Federal Agency Probes Suspicious Oil Trades
By Bloomberg Television
Key Concepts
- Insider Trading: Trading financial instruments based on material, non-public information.
- Material Non-Public Information (MNPI): Confidential data that could influence an investor's decision to buy or sell a security.
- Prediction Markets: Platforms where participants trade contracts based on the outcome of future events (e.g., elections, geopolitical conflicts).
- CFTC (Commodity Futures Trading Commission): The U.S. federal agency that regulates commodity futures and options markets.
- Rule 40.11: A CFTC regulation prohibiting contracts involving terrorism, assassination, war, gaming, or other unlawful activities.
- Insurable Interest: A legal requirement that a person or entity must have a stake in an asset to purchase insurance or hedge against its loss.
1. Insider Trading and Government Accountability
The speaker emphasizes that public confidence in both financial markets and government institutions relies on the prevention of insider trading. The core argument is that government officials, or those with access to sensitive government information, must not use that position for personal financial gain.
- The "Eddie Murphy Provision": Referencing the film Trading Places, the speaker highlights the necessity of laws preventing government actors from leaking information to third parties who then trade on that data.
- Enforcement Challenges: Detecting insider trading is difficult because trades are often executed through intermediaries. Enforcement agencies now rely on Artificial Intelligence (AI) and pattern recognition to identify suspicious spikes in trading volume occurring immediately before major news or policy announcements.
2. The Regulatory Landscape of Prediction Markets
There is currently a lack of a cohesive regulatory framework for prediction markets. While sports betting is regulated at the state level, prediction markets involving geopolitical events fall into a regulatory gray area.
- Jurisdictional Issues: Platforms like Kalshi (U.S.-based) are subject to domestic oversight, while others like Polymarket operate offshore with less regulation.
- The "Gaming" Conflict: The speaker notes that Congress never intended for the CFTC to become a national "gaming regulator." Furthermore, there is little political appetite in the current federal environment to preempt state-level gaming laws.
3. Historical Precedents and Prohibited Contracts
The speaker outlines a history of banning specific types of speculative contracts that lack clear economic utility or are deemed socially harmful:
- Onion Futures (1950s): Banned during the Gerald Ford era.

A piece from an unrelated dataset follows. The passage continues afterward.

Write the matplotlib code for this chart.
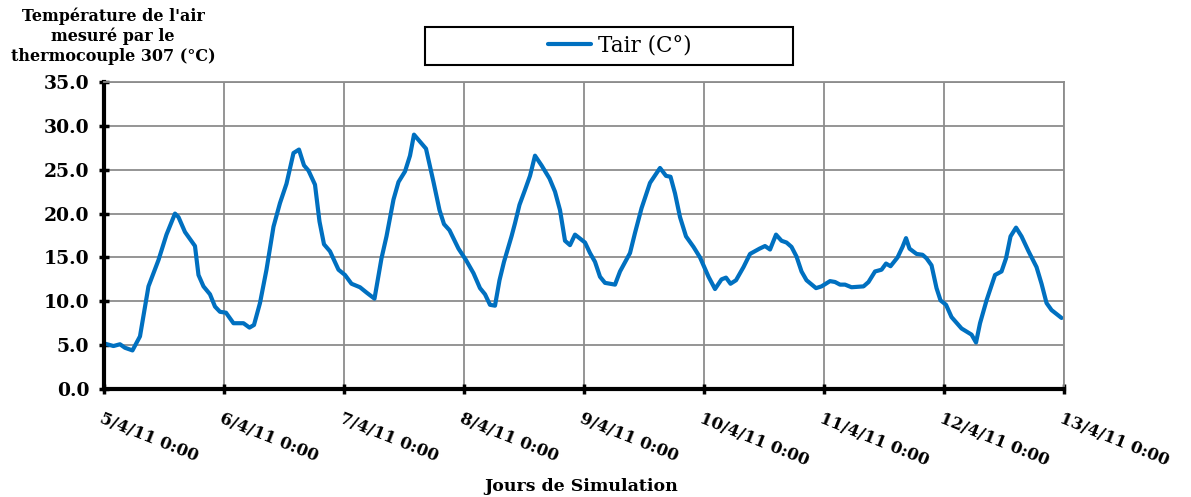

- Movie Futures (2010): Banned following lobbying efforts by the film industry, despite arguments that they could serve as a hedging tool for box office risk.
- Admiralty Insurance: Historically, the British government had to restrict betting on shipwrecks to ensure that only those with an "insurable interest" (the owners) could hedge against losses, preventing perverse incentives for disaster.
4. Ethical and Societal Implications
A significant portion of the discussion focuses on the moral hazard of "marketizing" human suffering.
- The "Death Contract" Problem: The speaker expresses deep concern regarding the commoditization of war, terrorism, and assassination. While these events have economic consequences, the speaker argues that society should draw a line on what is "off the table" for speculation, similar to Pope Gregory XIV’s 1591 ban on betting on papal conclaves.
5. Future Outlook
- Administrative Action: The current administration is expected to continue prioritizing the investigation of insider trading to maintain market integrity.
- Judicial Role: Courts will likely determine the extent of the CFTC’s authority regarding prediction markets, specifically whether federal agencies can override state gaming regulations.
- Legislative Need: The speaker advocates for Congress to explicitly codify prohibitions on contracts involving death, war, and terrorism, noting that while some rules were established 16 years ago, their enforcement and scope remain subjects of ongoing legal and political debate.
Synthesis
The main takeaway is that while financial markets require liquidity and innovation, they must be bounded by ethical and legal guardrails. The intersection of high-speed data, AI-driven trading, and geopolitical instability creates a dangerous environment where "death contracts" could incentivize negative outcomes. The speaker concludes that while the government is actively using technology to catch bad actors, there is an urgent need for Congress to clarify the regulatory status of prediction markets and explicitly ban contracts that are fundamentally antithetical to public interest.